Somewhat off topic, I have a feeling the above method of downloading the HTML file is really ineffective. For example, when I use html+=temp, aren't I basically creating a new String instance every time I read a line from the HTML file? This sounds very costly, if you can please suggest me other methods of doing the same thing that is more effective.

casperOne
  • 73,706
  • 19
  • 184
  • 253
jan1
  • 613
  • 2
  • 10
  • 17
  • 1
    What's costly is when you keep on concatenating `temp` to `htmlFile`. That's `O(n)` time complexity. I would just output `temp` each time it changes: `while ((temp = br.readLine()) != null) { System.out.print(temp); }` – eboix Feb 26 '12 at 14:29
  • Have you made sure your output stream is in UTF-8? – tchrist Feb 26 '12 at 14:39
  • tchrist, I didn't know I could do that, I tried the method initially suggested by Joop Eggen and it worked fine :) – jan1 Feb 26 '12 at 14:41

2 Answers2

2
String encoding = "UTF-8"; // Or "ISO-8859-7"
BufferedReader br = new BufferedReader(new InputStreamReader(url.openStream(), encoding));

ISO-8859-1 is the 8-bit encoding used by Greek, UTF-8 the multibyte unicode encoding.

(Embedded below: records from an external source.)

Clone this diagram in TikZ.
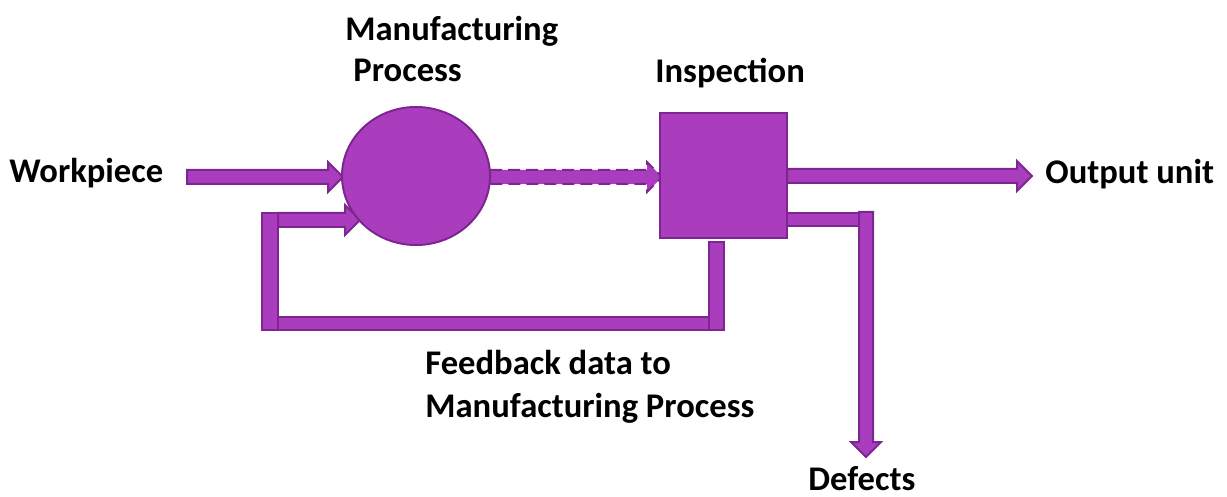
\documentclass[tikz,border=0pt]{standalone}
\usepackage{fontspec}
\setmainfont{Carlito}
\usetikzlibrary{shapes.geometric}
\definecolor{pfill}{RGB}{169,61,190}
\definecolor{pedge}{RGB}{125,38,145}
\tikzset{
  blk/.style={fill=pfill,draw=pedge,line width=1pt,line join=miter},
  lbl/.style={inner sep=0pt,anchor=base west,font=\fontsize{17.3}{21}\selectfont\bfseries},
}
\begin{document}
\begin{tikzpicture}[x=0.5pt,y=-0.5pt]
\useasboundingbox (0,0) rectangle (1227,497);
% arrows (drawn below shapes)
\draw[blk] (187,170) -- (328,170) -- (328,162) -- (343,177) -- (328,192) -- (328,184) -- (187,184) -- cycle;
\draw[blk] (278,213) -- (345,213) -- (345,205) -- (360,220) -- (345,235) -- (345,227) -- (278,227) -- cycle;
\draw[blk,dashed,dash pattern=on 6pt off 3pt] (490,170) -- (647,170) -- (647,162) -- (662,177) -- (647,192) -- (647,184) -- (490,184) -- cycle;
\draw[blk] (787,169) -- (1017,169) -- (1017,161) -- (1032,176) -- (1017,191) -- (1017,183) -- (787,183) -- cycle;
% feedback loop
\draw[blk] (262,213) rectangle (278,330);
\draw[blk] (278,317) rectangle (709,330);
\draw[blk] (709,242) rectangle (724,330);
% defects branch
\draw[blk] (787,213) rectangle (859,226);
\draw[blk] (859,212) -- (873,212) -- (873,442) -- (881,442) -- (866,457) -- (851,442) -- (859,442) -- cycle;
% main shapes
\node[blk,ellipse,minimum width=74pt,minimum height=69pt,inner sep=0pt] (mp) at (416,176) {};
\node[blk,rectangle,minimum width=63.5pt,minimum height=62.5pt,inner sep=0pt] (insp) at (723.5,175.5) {};
% labels
\node[lbl] (tw) at (9,183) {Workpiece};
\node[lbl] (tm1) at (345,41) {Manufacturing};
\node[lbl] (tm2) at (353,82) {Process};
\node[lbl] (ti) at (655,83) {Inspection};
\node[lbl] (to) at (1045,184) {Output unit};
\node[lbl] (tf1) at (425,374) {Feedback data to};
\node[lbl] (tf2) at (425,417) {Manufacturing Process};
\node[lbl] (td) at (808,490) {Defects};
\end{tikzpicture}
\end{document}
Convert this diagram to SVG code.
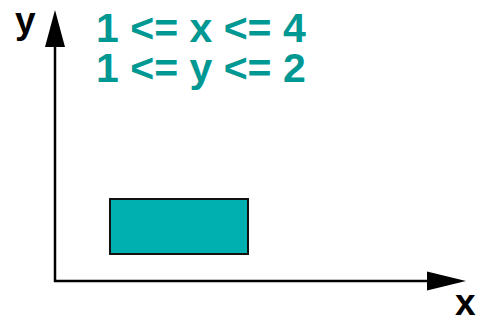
<svg xmlns="http://www.w3.org/2000/svg" width="479" height="323" viewBox="0 0 479 323">
<style>
.axis{stroke:#000;stroke-width:2.5;fill:none}
.lbl{font-family:"Liberation Sans",Arial,sans-serif;font-weight:bold;font-size:37px;fill:#000}
.cond{font-family:"Liberation Sans",Arial,sans-serif;font-weight:bold;font-size:41px;fill:#009893}
</style>
<rect width="479" height="323" fill="#fff"/>
<g id="connectors">
<path class="axis" d="M55,282 V46"/>
<path class="axis" d="M54,281 H428"/>
<polygon points="55,10 65,47 45,47" fill="#000"/>
<polygon points="466,281 427,271.5 427,290.5" fill="#000"/>
</g>
<g id="axis-y"><text class="lbl" x="15" y="33">y</text></g>
<g id="axis-x"><text class="lbl" x="455" y="315">x</text></g>
<g id="conditions">
<text class="cond" x="96" y="42">1 &lt;= x &lt;= 4</text>
<text class="cond" x="96" y="82">1 &lt;= y &lt;= 2</text>
</g>
<g id="rect"><rect x="110" y="199" width="138" height="55" fill="#00b0b0" stroke="#111" stroke-width="2"/></g>
</svg>
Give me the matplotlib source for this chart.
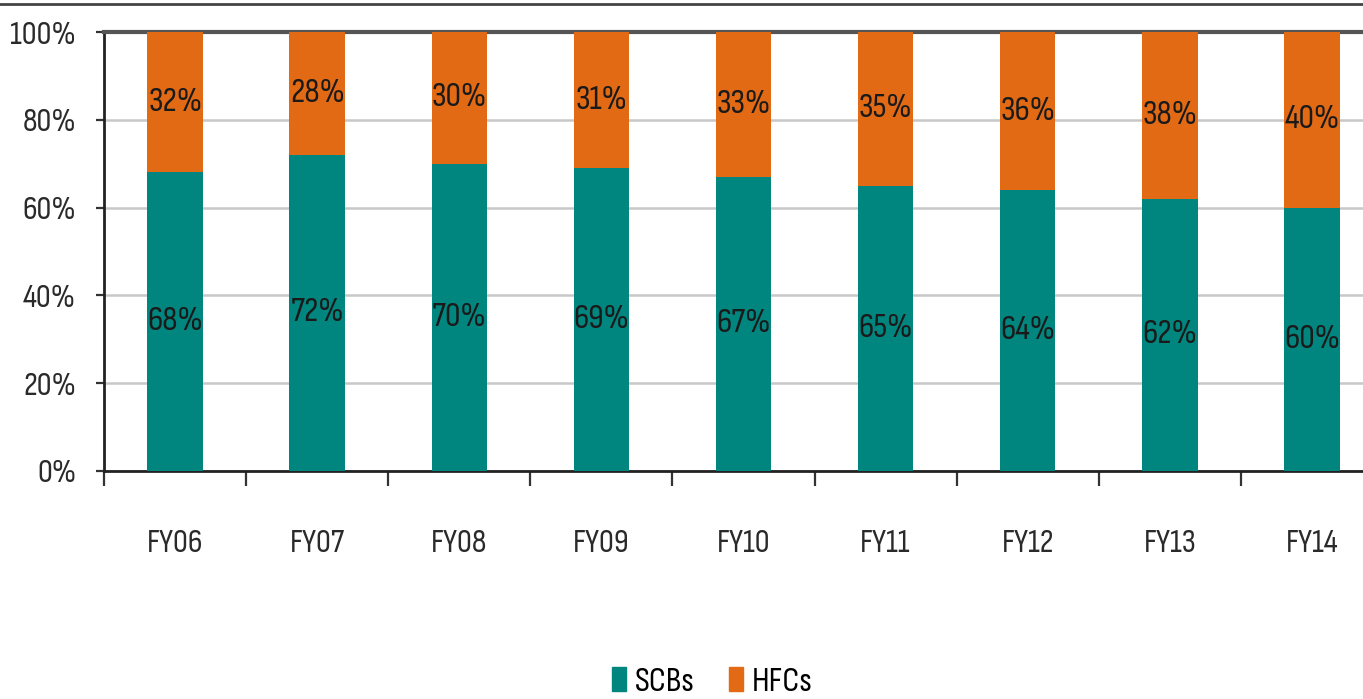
import matplotlib.pyplot as plt
import numpy as np
from matplotlib.lines import Line2D
from matplotlib.patches import Patch

years = ["FY06", "FY07", "FY08", "FY09", "FY10", "FY11", "FY12", "FY13", "FY14"]
scbs = [68, 72, 70, 69, 67, 65, 64, 62, 60]
hfcs = [32, 28, 30, 31, 33, 35, 36, 38, 40]

TEAL = "#00867f"
ORANGE = "#e36a14"
FS = 25

plt.rcParams["font.family"] = ["Sofia Sans Condensed", "DejaVu Sans"]

fig = plt.figure(figsize=(13.63, 6.99), dpi=100)
ax = fig.add_axes([104 / 1363, 1 - 471 / 699, 1279 / 1363, 439 / 699])

x = np.arange(len(years))
w = 0.39
ax.bar(x, scbs, width=w, color=TEAL, zorder=3, label="SCBs")
ax.bar(x, hfcs, width=w, bottom=scbs, color=ORANGE, zorder=3, label="HFCs")

# value labels centred in each segment
for i in range(len(years)):
    ax.text(x[i], scbs[i] / 2, f"{scbs[i]}%", ha="center", va="center",
            fontsize=FS, color="#1a1a1a", zorder=4)
    ax.text(x[i], scbs[i] + hfcs[i] / 2, f"{hfcs[i]}%", ha="center", va="center",
            fontsize=FS, color="#1a1a1a", zorder=4)

ax.set_xlim(-0.5, len(years) - 0.5)
ax.set_ylim(0, 100)
ax.set_yticks([0, 20, 40, 60, 80, 100])
ax.set_yticklabels([f"{v}%" for v in [0, 20, 40, 60, 80, 100]], fontsize=24, color="#2a2a2a")
ax.set_xticks(x)
ax.set_xticklabels(years, fontsize=24, color="#2a2a2a")
ax.set_xticks(np.arange(-0.5, len(years), 1), minor=True)
ax.tick_params(axis="x", which="major", length=0, pad=42)
ax.tick_params(axis="x", which="minor", length=11, width=1.6, direction="out", color="#333333")
ax.tick_params(axis="y", length=6, width=1.6, pad=14, color="#333333")

ax.grid(True, axis="y", color="#c8c8c8", linewidth=1.8, zorder=0)
ax.set_axisbelow(True)
for s in ["left", "bottom"]:
    ax.spines[s].set_color("#222222")
    ax.spines[s].set_linewidth(2.0)
ax.spines["top"].set_color("#555555")
ax.spines["top"].set_linewidth(3.0)
ax.spines["right"].set_visible(False)

# thin border line along the very top of the picture
fig.add_artist(Line2D([0, 1], [1 - 4 / 699, 1 - 4 / 699], color="#444444", linewidth=2.0))

handles = [Patch(color=TEAL, label="SCBs"), Patch(color=ORANGE, label="HFCs")]
fig.legend(handles=handles, loc="center", bbox_to_anchor=(712 / 1363, 1 - 682 / 699),
           ncol=2, frameon=False, fontsize=FS, handlelength=0.4, handleheight=0.7,
           handletextpad=0.25, columnspacing=1.0)

fig.savefig("out.png", dpi=100)
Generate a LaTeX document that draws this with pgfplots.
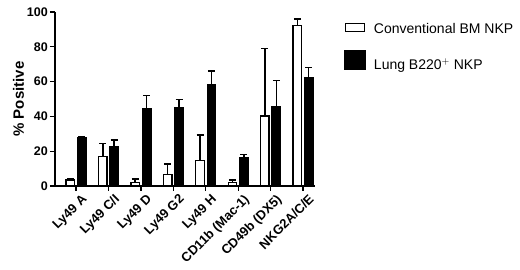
\documentclass[border=0pt]{standalone}
\usepackage{pgfplots}
\pgfplotsset{compat=1.18}
\usepackage{fontspec}
\setmainfont{Liberation Sans}
\begin{document}
\begin{tikzpicture}
\useasboundingbox (0pt,0pt) rectangle (520pt,270pt);
\begin{axis}[
  at={(55pt,84pt)}, anchor=south west,
  scale only axis, width=260pt, height=174pt,
  xmin=-0.65, xmax=7.37, ymin=0, ymax=100,
  axis x line=bottom, axis y line=left,
  axis line style={line width=1.3pt, -},
  x axis line style={-}, y axis line style={-},
  ytick={0,20,40,60,80,100},
  xtick={0,1,2,3,4,5,6,7},
  xticklabels={Ly49 A,Ly49 C/I,Ly49 D,Ly49 G2,Ly49 H,CD11b (Mac-1),CD49b (DX5),NKG2A/C/E},
  x tick label style={rotate=45, anchor=north east, font=\bfseries\fontsize{13}{15}\selectfont, inner sep=1pt, yshift=-4pt, xshift=3pt},
  y tick label style={font=\bfseries\fontsize{12.5}{14}\selectfont, inner sep=2pt},
  /pgf/number format/assume math mode=true,
  tick style={line width=1.3pt, black},
  tick align=outside, major tick length=5pt,
  ylabel={\bfseries\fontsize{15}{17}\selectfont \% Positive},
  ylabel style={at={(axis description cs:-0.14,0.5)}, anchor=center},
  ybar, bar width=8.5pt,
  legend style={at={(axis description cs:1.112,0.945)}, anchor=north west, draw=none,
    font=\fontsize{14}{16}\selectfont, row sep=13pt, inner sep=0pt},
  legend cell align=left,
  error bars/y dir=plus, error bars/y explicit,
  error bars/error bar style={line width=1.5pt, black},
  error bars/error mark options={line width=1.5pt, black, mark size=3.5pt, rotate=90},
]
\addplot[draw=black, fill=white, line width=1.3pt, bar shift=-5.7pt,
  legend image code/.code={\path[draw=none,fill=none] (0pt,0pt) -- (27pt,0pt);\draw[draw=black, fill=white, line width=1.3pt] (0.7pt,-2pt) rectangle (19.3pt,6pt);}] coordinates {
 (0,3.4) +- (0,0.8)
 (1,16.8) +- (0,7.7)
 (2,2.0) +- (0,2.0)
 (3,6.5) +- (0,6.1)
 (4,14.6) +- (0,14.7)
 (5,2.0) +- (0,1.5)
 (6,40.2) +- (0,38.8)
 (7,92.1) +- (0,4.0)
};
\addplot[draw=black, fill=black, line width=1.3pt, bar shift=5.7pt,
  legend image code/.code={\path[draw=none,fill=none] (0pt,0pt) -- (27pt,0pt);\fill[black] (0pt,-4pt) rectangle (20pt,14pt);}] coordinates {
 (0,28.0) +- (0,0.5)
 (1,22.6) +- (0,3.7)
 (2,44.3) +- (0,7.6)
 (3,45.0) +- (0,4.8)
 (4,58.0) +- (0,8.0)
 (5,16.3) +- (0,1.7)
 (6,45.6) +- (0,15.1)
 (7,62.2) +- (0,6.0)
};
\legend{Conventional BM NKP, Lung B220$^{+}$ NKP}
\end{axis}
\end{tikzpicture}
\end{document}
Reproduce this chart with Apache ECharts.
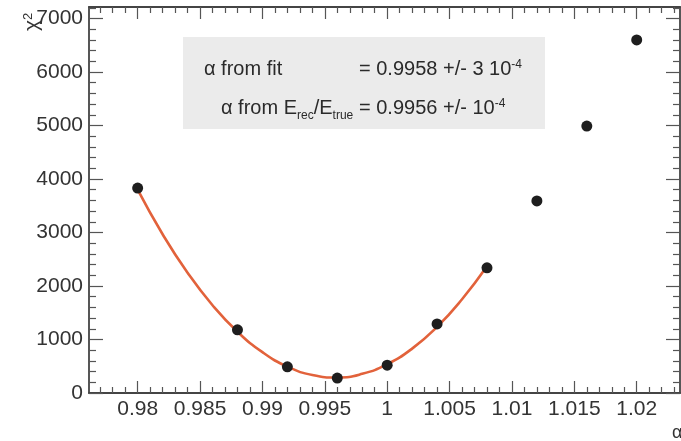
<!DOCTYPE html>
<html>
<head>
<meta charset="utf-8">
<script src="https://cdn.jsdelivr.net/npm/echarts@6/dist/echarts.min.js"></script>
<style>
html,body{margin:0;padding:0;background:#fff;}
#c{width:681px;height:441px;}
</style>
</head>
<body>
<div id="c"></div>
<script>
// ---- data ----
const alphaValues = [0.980, 0.988, 0.992, 0.996, 1.000, 1.004, 1.008, 1.012, 1.016, 1.020];
const chi2Values  = [3830, 1180, 490, 280, 520, 1290, 2340, 3590, 4990, 6600];
// fitted parabola
const fitAlpha = [0.980, 0.982, 0.984, 0.986, 0.988, 0.990, 0.992, 0.994, 0.996, 0.998, 1.000, 1.002, 1.004, 1.006, 1.008];
const fitChi2  = [3800, 2967, 2248, 1640, 1145, 763, 493, 336, 290, 358, 538, 830, 1235, 1753, 2370];
const xMajorTicks = [0.980, 0.985, 0.990, 0.995, 1.000, 1.005, 1.010, 1.015, 1.020];
const xMinorTicks = [0.977,0.978,0.979,0.981,0.982,0.983,0.984,0.986,0.987,0.988,0.989,0.991,0.992,0.993,0.994,0.996,0.997,0.998,0.999,1.001,1.002,1.003,1.004,1.006,1.007,1.008,1.009,1.011,1.012,1.013,1.014,1.016,1.017,1.018,1.019,1.021,1.022,1.023];
const yMajorTicks = [0, 1000, 2000, 3000, 4000, 5000, 6000, 7000];
const yMinorTicks = [200,400,600,800,1200,1400,1600,1800,2200,2400,2600,2800,3200,3400,3600,3800,4200,4400,4600,4800,5200,5400,5600,5800,6200,6400,6600,6800,7200];
const X_MIN = 0.9761, X_MAX = 1.02347, Y_MIN = 0, Y_MAX = 7215;

const FONT = 'Liberation Sans';
const AX = '#444';
const chart = echarts.init(document.getElementById('c'), null, {renderer: 'canvas'});

function xAx(pos, ticks, len, labels, line) {
  return {
    type: 'value', position: pos, min: X_MIN, max: X_MAX,
    axisLine: {show: line, onZero: false, lineStyle: {color: AX, width: 1.8}},
    axisTick: {show: true, inside: true, length: len, customValues: ticks, lineStyle: {color: '#555', width: 1.2}},
    axisLabel: labels ? {show: true, customValues: ticks, margin: 6, color: '#333', fontFamily: FONT, fontSize: 21,
      formatter: v => String(+(+v).toFixed(3))} : {show: false},
    splitLine: {show: false}
  };
}
function yAx(pos, ticks, len, labels, line) {
  return {
    type: 'value', position: pos, min: Y_MIN, max: Y_MAX,
    axisLine: {show: line, onZero: false, lineStyle: {color: AX, width: 1.8}},
    axisTick: {show: true, inside: true, length: len, customValues: ticks, lineStyle: {color: '#555', width: 1.2}},
    axisLabel: labels ? {show: true, customValues: ticks, margin: 6, color: '#333', fontFamily: FONT, fontSize: 21,
      formatter: v => String(Math.round(v))} : {show: false},
    splitLine: {show: false}
  };
}

const fitData = fitAlpha.map((a, i) => [a, fitChi2[i]]);
const pointData = alphaValues.map((a, i) => [a, chi2Values[i]]);

const T = '20px "Liberation Sans"';
const supS = {fontSize: 12, fontFamily: FONT, verticalAlign: 'top', fill: '#2a2a2a'};
const subS = {fontSize: 12, lineHeight: 12, fontFamily: FONT, verticalAlign: 'bottom', fill: '#2a2a2a'};

chart.setOption({
  animation: false,
  backgroundColor: '#fff',
  grid: {left: 89, right: 1, top: 7, bottom: 48, containLabel: false},
  xAxis: [
    xAx('bottom', xMajorTicks, 12, true, true),
    xAx('bottom', xMinorTicks, 6, false, false),
    xAx('top', xMajorTicks, 12, false, true),
    xAx('top', xMinorTicks, 6, false, false)
  ],
  yAxis: [
    yAx('left', yMajorTicks, 14, true, true),
    yAx('left', yMinorTicks, 7, false, false),
    yAx('right', yMajorTicks, 14, false, true),
    yAx('right', yMinorTicks, 7, false, false)
  ],
  series: [
    {type: 'line', data: fitData, xAxisIndex: 0, yAxisIndex: 0, smooth: true, showSymbol: false, symbol: 'none',
      lineStyle: {color: '#e2623b', width: 2.6}, z: 2},
    {type: 'scatter', data: pointData, xAxisIndex: 0, yAxisIndex: 0, symbol: 'circle', symbolSize: 11,
      itemStyle: {color: '#1e1e1e', opacity: 1}, z: 3}
  ],
  graphic: [
    {type: 'rect', left: 183, top: 37, shape: {width: 362, height: 92}, style: {fill: '#ebebeb'}, z: 1},
    {type: 'text', x: 204, y: 69, z: 5, style: {
      text: 'α from fit', font: T, fill: '#2a2a2a', textVerticalAlign: 'middle'}},
    {type: 'text', x: 359, y: 69, z: 5, style: {
      text: '= 0.9958 +/- 3 10{sup|-4}', font: T, fill: '#2a2a2a', textVerticalAlign: 'middle', rich: {sup: supS}}},
    {type: 'text', x: 221, y: 108, z: 5, style: {
      text: 'α from E{sub|rec}/E{sub|true}', font: T, lineHeight: 28, fill: '#2a2a2a', textVerticalAlign: 'middle', rich: {sub: subS}}},
    {type: 'text', x: 359, y: 108, z: 5, style: {
      text: '= 0.9956 +/- 10{sup|-4}', font: T, fill: '#2a2a2a', textVerticalAlign: 'middle', rich: {sup: supS}}},
    {type: 'text', x: 43, y: 31, rotation: Math.PI / 2, z: 5, style: {
      text: 'χ{sup|2}', font: '21px "Liberation Sans"', fill: '#333', textAlign: 'left', textVerticalAlign: 'bottom',
      rich: {sup: {fontSize: 13, fontFamily: FONT, verticalAlign: 'top', fill: '#333'}}}},
    {type: 'text', left: 672, top: 424, z: 5, style: {
      text: 'α', font: '18px "Liberation Sans"', fill: '#333'}}
  ]
});
</script>
</body>
</html>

StringBuilder sb = new StringBuilder();
String temp;
while ((temp = br.readLine()) != null) {
    sb.append(temp).append("\n");
    System.out.println(temp);
}
String html = sb.toString();

readLine removes the line ending (\r old MacOS, \n Unix or \r\n Windows).

Joop Eggen
  • 107,315
  • 7
  • 83
  • 138
1

You need to use the content type's character set as specified by the response headers.

The below adapts Using java.net.URLConnection to fire and handle HTTP requests to your problem.

URL url = new URL("here goes the link to the html file");
URLConnection conn = url.openConnection();
try {
  InputStream in = conn.getInputStream();
  // Look at the input connection headers to figure out the character encoding.
  // The contentType is null or a String like "text/html; charset=UTF-8"
  String contentType = conn.getContentType();
  // Get the charset from the content type.
  String charset = null;
  if (contentType != null) {
    for (String param : contentType.replace(" ", "").split(";")) {
      if (param.startsWith("charset=")) {
        charset = param.split("=", 2)[1];
        break;
      }
    }
  }
  // Choose a default that does not depend on the default encoding.
  // It might be best to use the default encoding if the URL is a
  // file: URL.
  if (charset == null) { charset = "UTF-8"; }
  Reader r = new InputStreamReader(in, charset);
  BufferedReader br = new BufferedReader(r);
  // Read the content from the buffered reader as above.
  // See below.
} finally {
  conn.close();
}

Somewhat off topic, I have a feeling the above method of downloading the HTML file is really ineffective. For example, when I use html+=temp, aren't I basically creating a new String instance every time I read a line from the HTML file?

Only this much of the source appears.